Malgré cela Mania a son charme et se laisse visionner avec un certain plaisir et un brin de curiosité comme beaucoup des Polselli, cette curiosité qui nous fait nous demander ce que le cinéaste va encore pouvoir inventer de tordu, de bizarre. Outre son ouverture, sa première
partie, on appréciera cette fausse ambiance gothique très réussie, les magnifiques jeux de lumière et d'images dont use Polselli, son style unique et si personnel et ses délires souvent excessifs, les touches de psychédélisme, une recherche esthétique évidente et les quelques effets sanglants.
Aussi confus, bordélique, incohérent (des adjectifs récurrents à l'oeuvre polsellienne en général) soit-il, Mania est un magnifique exemple du cinéma "weird" de son auteur, un kaléidoscope délirant qu'il est difficile de juger. On aimera (adorera?) ou on détestera mais
un Polselli laisse rarement indifférent. Celui ci a cependant des qualités qui font oublier tout le reste. Plus réussi que Delirio caldo mais plus faible que La verita secondo Satana avec qui il a pas mal de points communs, Mania est une expérience à tenter et un bon moyen de découvrir l'univers de Polselli pour ceux qui ne le connaissent pas encore puisque moins rébarbatif que la plupart de ses autres travaux.
A sa sortie le film donna bien des hauts le coeur à la censure d'alors qui le jugea aussi obscène que malsain et le séquestra jusqu'au jour où il obtient enfin son visa de sortie.

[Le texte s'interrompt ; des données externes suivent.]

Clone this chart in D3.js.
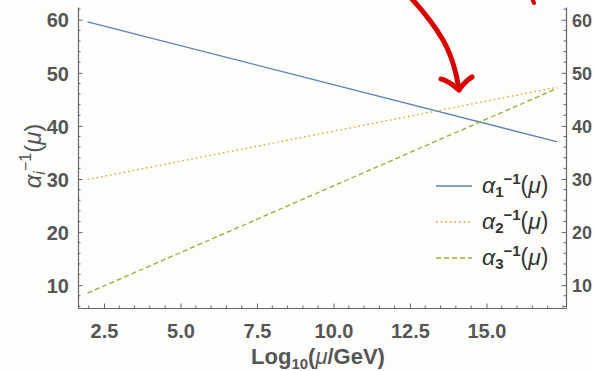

Mais maudit il disparut très rapidement et fut durant des décennies considéré comme perdu. Polselli avoua lors d'une interview qu'il en possédait une copie sur une vieille vidéo ce qui alors redonna espoir aux fans qui rêvaient de le voir. Il fallut pourtant attendre 2007 pour qu'une copie 35mm du film soit retrouvée à la cinéthèque de Rome redonnant vie à cette pellicule invisible depuis presque quarante ans et toujours inédite à ce jour sur support vidéo ou numérique.